The EU has sealed its deal with Turkey over refugees in order to cut the flow of migrants off at its head. Barbara Wesel says the EU will have to live with the concessions it made to Ankara.

Of course, it's blackmail: The government in Ankara openly threatened that if the EU did not allow Turkish citizens to travel visa-free to the EU, they would no longer take any refugees back from Greece.

But for blackmail to work, there are always two parties involved: those who blackmail and those who have put themselves into the position to be blackmailed. Erdogan's government must be given something for the concessions made to Europe – even if it is difficult for many Europeans now to pay the price.

Are we only just now discovering Erdogan's anti-democratic politics?

Europeans shouldn't pretend as though they are just now suddenly realizing through the visa liberalization that Turkey under Erdogan's leadership has been walking further away from the path of democracy. If they had been reading their own annual reports regarding advancements, they would have long seen these problems detailed. But the autocrat on the Bosphorus was socially acceptable as long as he was the person to make a deal regarding refugees.

In some EU countries, including Germany, the pressure domestically was so enormous that the governments were ready to overlook the spots on his democratic waistcoat, so to speak.

Porträt - Barbara Wesel

DW's Barbara Wesel

Looking at it from the other perspective: Turkey has taken in around two million Syrian refugees. Even as some of them live there in miserable conditions, why would Turkey agree to take in even more refugees from Syria when they don't get anything in return?

The three billion euros that the Europeans agreed to doesn't actually flow directly into the government coffers but instead goes into projects to better take care of the refugees in the country. Where else would the motivation for the Turkish government come from if not a political triumph, one that finally garners from the EU the right to visa-free travel that has been sought for decades?

Turkey didn't have to pistol-whip the Europeans to get its way in the deal to return refugees. Just the opposite: it was a desperate attempt made by Angela Merkel to prevent the implosion of Europe as a result of the refugee crisis. She endured embarrassing appearances with President Erdogan, let herself be rebuffed and, of course, knew that there would be a price to pay for this business. Her friends in the party shouldn't play as if they are political virgins and declare that there shouldn't be a "refugee rebate" for Turkey. Of course there's one! What else could there be?
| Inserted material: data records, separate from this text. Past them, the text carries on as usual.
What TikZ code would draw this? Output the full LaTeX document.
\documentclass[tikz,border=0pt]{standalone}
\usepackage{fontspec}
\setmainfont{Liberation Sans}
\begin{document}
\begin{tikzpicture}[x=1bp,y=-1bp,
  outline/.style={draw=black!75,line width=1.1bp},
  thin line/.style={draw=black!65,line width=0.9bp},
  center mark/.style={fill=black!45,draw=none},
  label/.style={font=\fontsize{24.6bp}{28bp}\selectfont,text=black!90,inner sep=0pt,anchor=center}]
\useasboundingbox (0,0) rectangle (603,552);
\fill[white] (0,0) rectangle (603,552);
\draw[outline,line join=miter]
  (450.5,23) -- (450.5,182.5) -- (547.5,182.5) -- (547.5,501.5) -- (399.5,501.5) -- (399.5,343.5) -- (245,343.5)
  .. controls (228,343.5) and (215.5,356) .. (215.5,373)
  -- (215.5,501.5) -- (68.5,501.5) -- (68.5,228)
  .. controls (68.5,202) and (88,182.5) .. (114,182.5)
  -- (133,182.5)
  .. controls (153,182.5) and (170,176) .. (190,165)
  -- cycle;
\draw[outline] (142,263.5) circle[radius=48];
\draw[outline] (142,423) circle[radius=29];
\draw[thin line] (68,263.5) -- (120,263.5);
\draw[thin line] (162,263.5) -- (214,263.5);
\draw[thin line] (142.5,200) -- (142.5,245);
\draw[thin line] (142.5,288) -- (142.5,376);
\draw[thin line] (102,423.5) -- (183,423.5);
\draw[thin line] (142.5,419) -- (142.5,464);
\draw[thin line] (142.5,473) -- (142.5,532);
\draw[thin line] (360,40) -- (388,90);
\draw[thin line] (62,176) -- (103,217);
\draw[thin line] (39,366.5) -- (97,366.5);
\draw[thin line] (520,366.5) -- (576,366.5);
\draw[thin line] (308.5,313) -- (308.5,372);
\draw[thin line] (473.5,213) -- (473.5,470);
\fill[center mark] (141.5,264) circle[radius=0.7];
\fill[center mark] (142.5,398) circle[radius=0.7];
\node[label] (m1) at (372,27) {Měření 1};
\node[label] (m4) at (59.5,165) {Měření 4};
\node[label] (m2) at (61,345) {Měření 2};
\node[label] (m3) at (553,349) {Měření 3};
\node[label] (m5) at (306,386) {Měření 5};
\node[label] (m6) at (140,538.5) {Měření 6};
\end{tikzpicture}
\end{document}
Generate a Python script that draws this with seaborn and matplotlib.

The EU-Turkey refugee deal was a mistake

In Brussels it is now being requested that they come to grips with Turkey and admit themselves that they need to positively influence the politics there. It's nice, if in this way the principal of hope can be held high. But one can also be realistic and say that after years of no one in the EU paying attention to them, Turkey has drifted into undemocratic territory. And that one merely has had to look on helplessly.

Not to be misunderstood: Europe has to criticize the attacks on human rights, the persecution of the Kurds, the court proceedings against journalists from morning to night. And they should apply political and economic pressure in order to dampen Erdogan's dictatorial tendencies.

But the EU never should have agreed to the refugee deal with Turkey under these conditions. It's a dirty deal. And it is a sign of Europe's impoverishment that they have not taken in the number of Syrian refugees as Turkey has done. But to pretend afterwards as if one has suddenly discovered questions about Ankara's democratic credentials is simply hypocritical.

Whoever places the order has to pay the bill - even in politics.